Why care about schools? They are the lifeblood of communities | Letter

These are challenging times for public education. Schools are under intense scrutiny for what they spend, how they teach, who they teach, and what they teach. All Districts face staffing shortages and enrollment declines. Rural schools, including ours, are under even more financial stress, being shortchanged by inequitable state funding formulas. Tough times sadly have resulted in failed levies elsewhere.

Look, everyone knows that our island is a uniquely high-cost place with significant taxation to match as well as a skewed age demographic.

So why care if one has no children? Because schools, especially in rural America, are the very lifeblood of communities. The San Juan Island School District is the embodiment of that fact. Small towns without good schools turn inward, wither, and die, if not actually, emotionally. Our District is one of the cornerstones of what makes life worth living here.

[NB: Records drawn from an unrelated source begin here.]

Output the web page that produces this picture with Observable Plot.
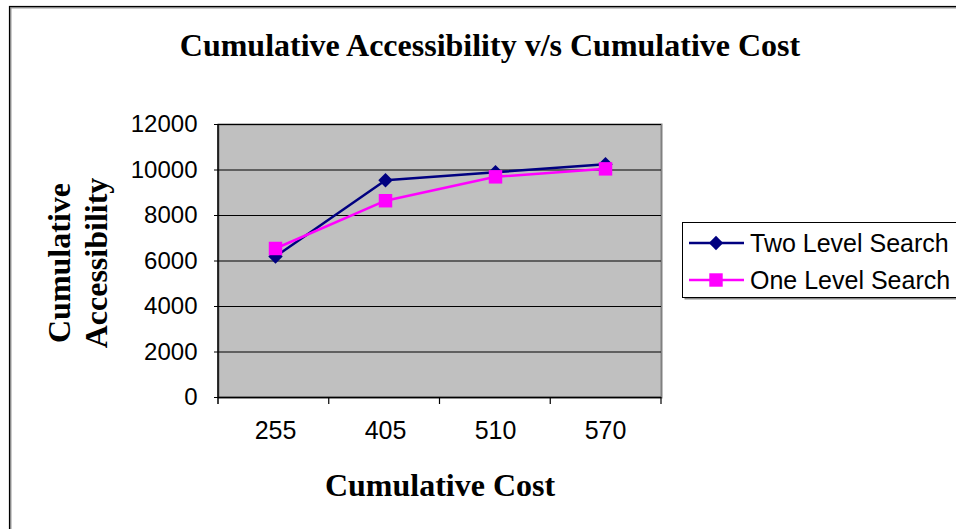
<!DOCTYPE html>
<html>
<head>
<meta charset="utf-8">
<script src="https://cdn.jsdelivr.net/npm/d3@7"></script>
<script src="https://cdn.jsdelivr.net/npm/@observablehq/plot@0.6"></script>
<style>
  html, body { margin: 0; padding: 0; background: white; overflow: hidden; }
  #chart svg { display: block; }
</style>
</head>
<body>
<div id="chart"></div>
<script>
// ---- data ----
const categories = ["255", "405", "510", "570"];
const twoLevel = [6200, 9550, 9900, 10250];
const oneLevel = [6550, 8650, 9700, 10050];
const yTicks = [0, 2000, 4000, 6000, 8000, 10000, 12000];
const seriesNames = ["Two Level Search", "One Level Search"];
const seriesColors = ["#000080", "#FF00FF"];
const titleText = "Cumulative Accessibility v/s Cumulative Cost";
const yTitleLines = ["Cumulative", "Accessibility"];
const xTitleText = "Cumulative Cost";

const twoData = categories.map((c, i) => ({cost: c, value: twoLevel[i], series: seriesNames[0]}));
const oneData = categories.map((c, i) => ({cost: c, value: oneLevel[i], series: seriesNames[1]}));

const W = 956, H = 529;
const mL = 218, mR = 295, mT = 124, mB = 132;

const chart = Plot.plot({
  width: W,
  height: H,
  marginLeft: mL,
  marginRight: mR,
  marginTop: mT,
  marginBottom: mB,
  style: {background: "transparent", color: "black", fontFamily: "'Liberation Sans', Arial, sans-serif"},
  x: {type: "point", domain: categories, padding: 0.5, label: null},
  y: {domain: [0, 12000], label: null},
  marks: [
    Plot.frame({fill: "#C0C0C0", stroke: "#808080", strokeWidth: 2}),
    Plot.gridY(yTicks, {stroke: "black", strokeOpacity: 1, strokeWidth: 1}),
    Plot.ruleY([0], {stroke: "black", strokeWidth: 1.5}),
    Plot.axisY({ticks: yTicks, tickSize: 4, tickPadding: 17, fontSize: 24, tickFormat: d => String(d), label: null}),
    Plot.axisX({tickSize: 0, tickPadding: 24, fontSize: 25, label: null}),
    Plot.line(twoData, {x: "cost", y: "value", stroke: seriesColors[0], strokeWidth: 2.5}),
    Plot.dot(twoData, {x: "cost", y: "value", symbol: "diamond2", fill: seriesColors[0], stroke: null, r: 6.5}),
    Plot.line(oneData, {x: "cost", y: "value", stroke: seriesColors[1], strokeWidth: 2.5}),
    Plot.dot(oneData, {x: "cost", y: "value", symbol: "square", fill: seriesColors[1], stroke: null, r: 7.6})
  ]
});

const svg = d3.select(chart);

// outer chart-area border (extends past the window edges)
svg.insert("rect", ":first-child")
  .attr("x", 10.5).attr("y", 7.5).attr("width", 1000).attr("height", 600)
  .attr("fill", "none").attr("stroke", "#999").attr("stroke-width", 2);
svg.insert("rect", ":first-child")
  .attr("x", 0).attr("y", 0).attr("width", W).attr("height", H).attr("fill", "white");
svg.append("rect")
  .attr("x", 9.5).attr("y", 6.5).attr("width", 1000).attr("height", 600)
  .attr("fill", "none").attr("stroke", "black").attr("stroke-width", 1.2);

// left axis line and category boundary ticks
const x0 = mL, x1 = W - mR, yb = H - mB;
svg.append("line").attr("x1", x0).attr("x2", x0).attr("y1", mT).attr("y2", yb + 7)
  .attr("stroke", "black").attr("stroke-width", 1.5);
const step = (x1 - x0) / categories.length;
for (let i = 1; i <= categories.length; i++) {
  svg.append("line").attr("x1", x0 + i * step).attr("x2", x0 + i * step)
    .attr("y1", yb).attr("y2", yb + 7).attr("stroke", "black").attr("stroke-width", 1.2);
}

// titles
const serif = "'Liberation Serif', 'Times New Roman', serif";
svg.append("text").attr("x", 490).attr("y", 56).attr("text-anchor", "middle")
  .attr("font-family", serif).attr("font-weight", "bold").attr("font-size", 32)
  .attr("fill", "black").text(titleText);
svg.append("text").attr("x", 440).attr("y", 496).attr("text-anchor", "middle")
  .attr("font-family", serif).attr("font-weight", "bold").attr("font-size", 32)
  .attr("fill", "black").text(xTitleText);
yTitleLines.forEach((t, i) => {
  svg.append("text")
    .attr("transform", `translate(${70 + i * 37},263) rotate(-90)`)
    .attr("text-anchor", "middle")
    .attr("font-family", serif).attr("font-weight", "bold").attr("font-size", 32)
    .attr("fill", "black").text(t);
});

// legend
const lg = svg.append("g");
lg.append("rect").attr("x", 684.5).attr("y", 224.5).attr("width", 300).attr("height", 75)
  .attr("fill", "#888").attr("stroke", "none");
lg.append("rect").attr("x", 682.5).attr("y", 222.5).attr("width", 300).attr("height", 75)
  .attr("fill", "white").attr("stroke", "black").attr("stroke-width", 1);
const symbols = [d3.symbolDiamond2, d3.symbolSquare];
const sizes = [130, 180];
seriesNames.forEach((name, i) => {
  const cy = 243 + i * 37;
  lg.append("line").attr("x1", 689).attr("x2", 744).attr("y1", cy).attr("y2", cy)
    .attr("stroke", seriesColors[i]).attr("stroke-width", 2.5);
  lg.append("path").attr("d", d3.symbol(symbols[i], sizes[i])())
    .attr("transform", `translate(716,${cy})`).attr("fill", seriesColors[i]);
  lg.append("text").attr("x", 750).attr("y", cy).attr("dy", "0.36em")
    .attr("text-anchor", "start")
    .attr("font-family", "'Liberation Sans', Arial, sans-serif").attr("font-size", 25)
    .attr("fill", "black").text(name);
});

document.getElementById("chart").appendChild(chart);
</script>
</body>
</html>
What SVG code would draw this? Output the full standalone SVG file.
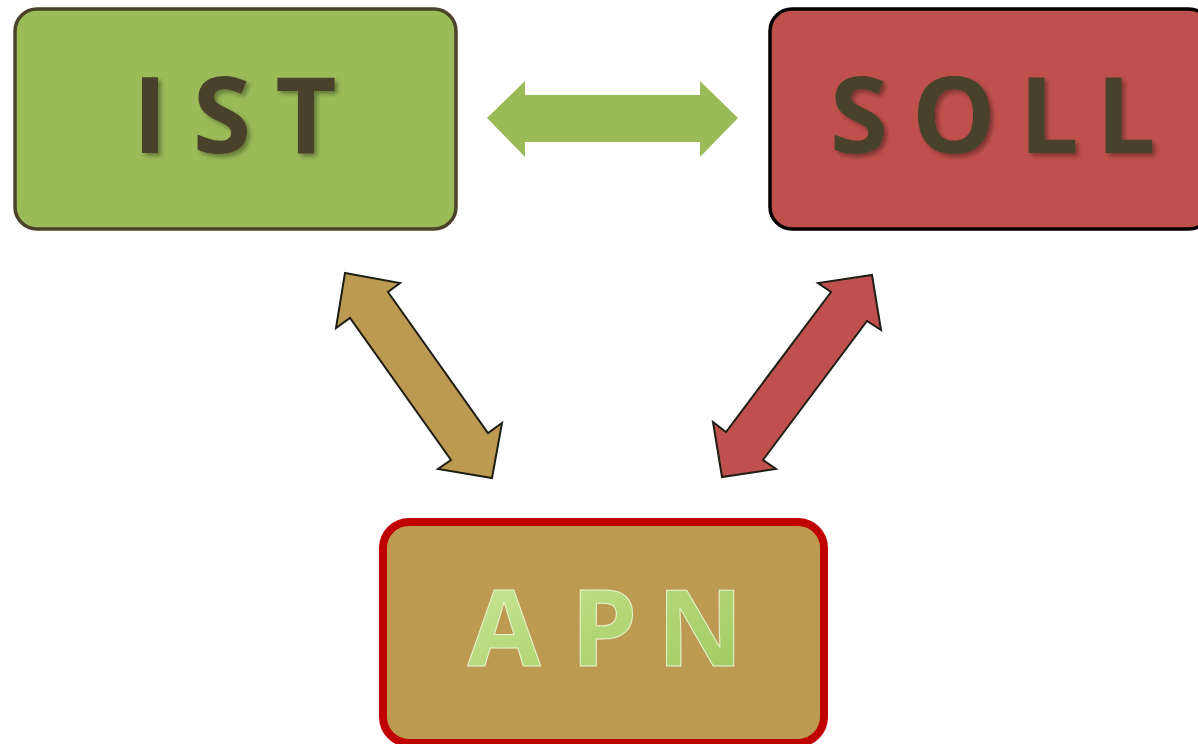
<svg xmlns="http://www.w3.org/2000/svg" width="1198" height="744" viewBox="0 0 1198 744">
<defs>
<filter id="sh" x="-20%" y="-20%" width="140%" height="140%">
<feDropShadow dx="3" dy="3" stdDeviation="2" flood-color="#000" flood-opacity="0.35"/>
</filter>
<linearGradient id="gl" x1="0" y1="0" x2="1" y2="1">
<stop offset="0" stop-color="#cfe99c"/>
<stop offset="0.5" stop-color="#b3d777"/>
<stop offset="1" stop-color="#9cc862"/>
</linearGradient>
</defs>
<style>
.lbl{font-family:"Open Sans","DejaVu Sans",sans-serif;font-weight:bold;font-size:106px;text-anchor:middle}
.dark{fill:#4a4229;filter:url(#sh)}
.light{fill:url(#gl);stroke:#e6f5c8;stroke-width:1}
.arr{stroke:#1e1e14;stroke-width:2;stroke-linejoin:miter}
</style>
<g id="connectors">
<polygon points="487,118 525,81 525,95 700,95 700,81 738,118 700,157 700,142 525,142 525,157" fill="#9bbb59"/>
<polygon class="arr" fill="#bd9a52" points="345,273 400,283 388,292 488,433 502,423 492,478 438,469 451,460 350,318 336,328"/>
<polygon class="arr" fill="#c0504d" points="872,275 881,330 867,321 763,460 776,469 722,477 713,422 726,432 831,292 818,283"/>
</g>
<g id="ist">
<rect x="15" y="9" width="441" height="220" rx="22" fill="#9bbb59" stroke="#4a4229" stroke-width="3.5"/>
<text class="lbl dark" y="153"><tspan x="150">I</tspan><tspan x="222">S</tspan><tspan x="306">T</tspan></text>
</g>
<g id="soll">
<rect x="770" y="9" width="441" height="220" rx="22" fill="#c0504d" stroke="#000" stroke-width="3.5"/>
<text class="lbl dark" y="153"><tspan x="859">S</tspan><tspan x="954">O</tspan><tspan x="1049">L</tspan><tspan x="1126">L</tspan></text>
</g>
<g id="apn">
<rect x="383" y="522" width="441" height="221" rx="26" fill="#bd9a52" stroke="#c00000" stroke-width="8"/>
<text class="lbl light" y="666"><tspan x="504">A</tspan><tspan x="604">P</tspan><tspan x="700">N</tspan></text>
</g>
</svg>
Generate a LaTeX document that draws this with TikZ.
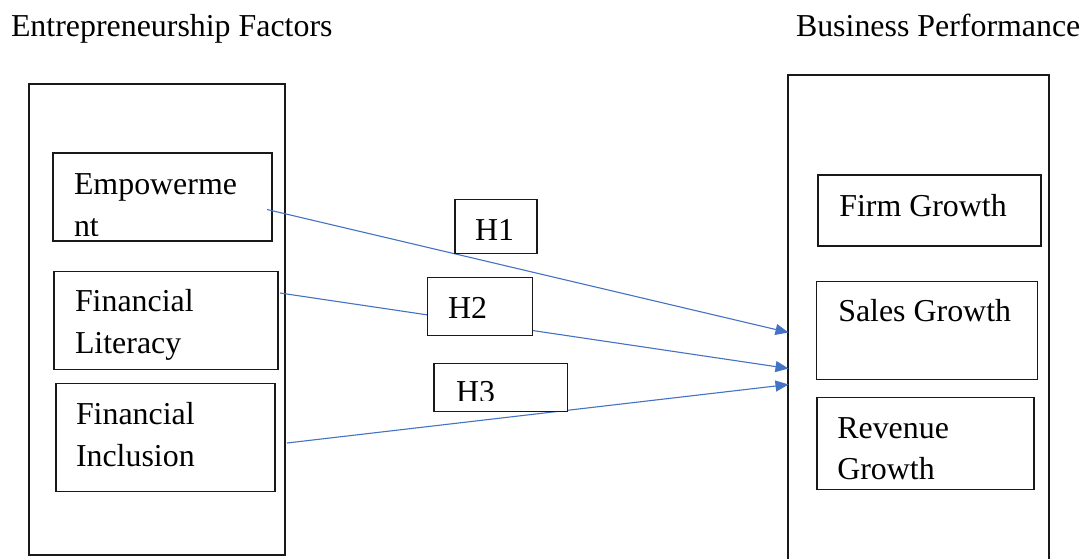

In our two decades here, there have been many ups and downs in our schools including serious financial threats, managerial turbulence, and the pandemic. Over those 20 years, we have seen the evolution of a superb management team, teachers, and support staff who have collectively navigated through challenges and delivered excellence for our kids, preparing them for adulthood, and contributing to our community.

Others will certainly detail needs and costs that the 2024 Levy entails. First-class public education is essential to democracy. We believe that the requests are both prudent and necessary, and encourage all to vote YES on Feb. 9.